Factory Farming Awareness Coalition (FFAC) is a nonprofit organization founded in 2014 by Katie Cantrell in the San Francisco Bay Area.

FFAC currently operates in ten different regions across the United States.

History 
In 2010, Katie Cantrell, then a student at the University of California, Berkeley, (UCB) developed a presentation on the impacts of factory farming. She began giving the presentation at local colleges and K-12 schools around the San Francisco Bay Area.

In 2012, FFAC received the second most votes in a Facebook poll sponsored by BART's sustainability-focused Blue Sky Program. As a result, FFAC was awarded a month's worth of advertising on BART trains and stations. The ads encouraged BART riders to adopt Meatless Mondays citing the environmental benefits of doing so.

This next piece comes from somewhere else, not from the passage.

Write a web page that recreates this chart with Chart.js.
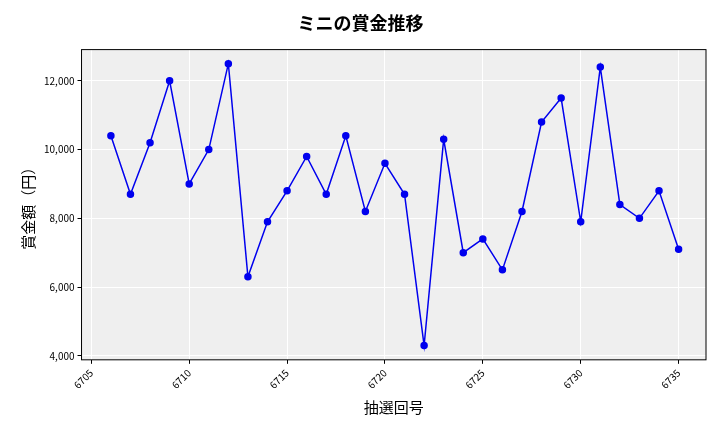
<!DOCTYPE html>
<html><head><meta charset="utf-8">
<script src="https://cdn.jsdelivr.net/npm/chart.js@4"></script>
<style>body{margin:0;background:#fff}#w{width:720px;height:432px}</style>
</head><body><div id="w"><canvas id="c"></canvas></div>
<script>
const draws=[6706,6707,6708,6709,6710,6711,6712,6713,6714,6715,6716,6717,6718,6719,6720,6721,6722,6723,6724,6725,6726,6727,6728,6729,6730,6731,6732,6733,6734,6735];
const prizes=[10400,8700,10200,12000,9000,10000,12500,6300,7900,8800,9800,8700,10400,8200,9600,8700,4300,10300,7000,7400,6500,8200,10800,11500,7900,12400,8400,8000,8800,7100];
const F="'Noto Sans CJK JP','Noto Sans',sans-serif";
const bg={id:'bg',beforeDraw(c){const a=c.chartArea,x=c.ctx;x.save();x.fillStyle='#efefef';x.fillRect(a.left,a.top,a.right-a.left,a.bottom-a.top);x.restore();},
afterDraw(c){const a=c.chartArea,x=c.ctx;x.save();x.strokeStyle='#000';x.lineWidth=1;x.strokeRect(a.left,a.top,a.right-a.left,a.bottom-a.top);x.restore();}};
new Chart(document.getElementById('c'),{type:'line',
data:{datasets:[{data:draws.map((d,i)=>({x:d,y:prizes[i]})),borderColor:'#0000ee',backgroundColor:'#0000ee',borderWidth:1.5,pointRadius:3,tension:0}]},
options:{responsive:true,maintainAspectRatio:false,animation:false,
layout:{padding:{left:15,right:14,top:8,bottom:12}},
plugins:{legend:{display:false},title:{display:true,text:'ミニの賞金推移',font:{family:F,size:18,weight:'bold'},color:'#000',padding:{top:4,bottom:16}}},
scales:{x:{type:'linear',min:6704.5,max:6736.4,afterBuildTicks(s){s.ticks=[6705,6710,6715,6720,6725,6730,6735].map(v=>({value:v}));},
ticks:{maxRotation:45,minRotation:45,font:{family:F,size:10},color:'#000',callback:v=>String(v)},
grid:{color:'#fff',drawTicks:true,tickColor:'#000',tickLength:4},border:{display:false},
title:{display:true,text:'抽選回号',font:{family:F,size:15},color:'#000'}},
y:{min:3883,max:12909,afterBuildTicks(s){s.ticks=[4000,6000,8000,10000,12000].map(v=>({value:v}));},
ticks:{font:{family:F,size:10},color:'#000',callback:v=>v.toLocaleString('en-US')},
grid:{color:'#fff',tickColor:'#000',tickLength:4},border:{display:false},
title:{display:true,text:'賞金額（円）',font:{family:F,size:15},color:'#000'}}}},
plugins:[bg]});
</script></body></html>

In 2018, FFAC piloted its first intern program, training students to give humane education presentations, campaign for plant-based options in their cafeterias, and work in other areas of outreach.

Current Programs 
FFAC's current programming consists of educational outreach, a semester-long Student Advocates program, and auxiliary programs.

The educational outreach consists of customizable programming on the impacts of factory farming for students from K-12 and above, as well as environmental organizations, faith- and values-based communities, businesses, and government agencies.

The auxiliary programs include community and educational webinars, a book group, and veg support to help people transition to a plant-based lifestyle.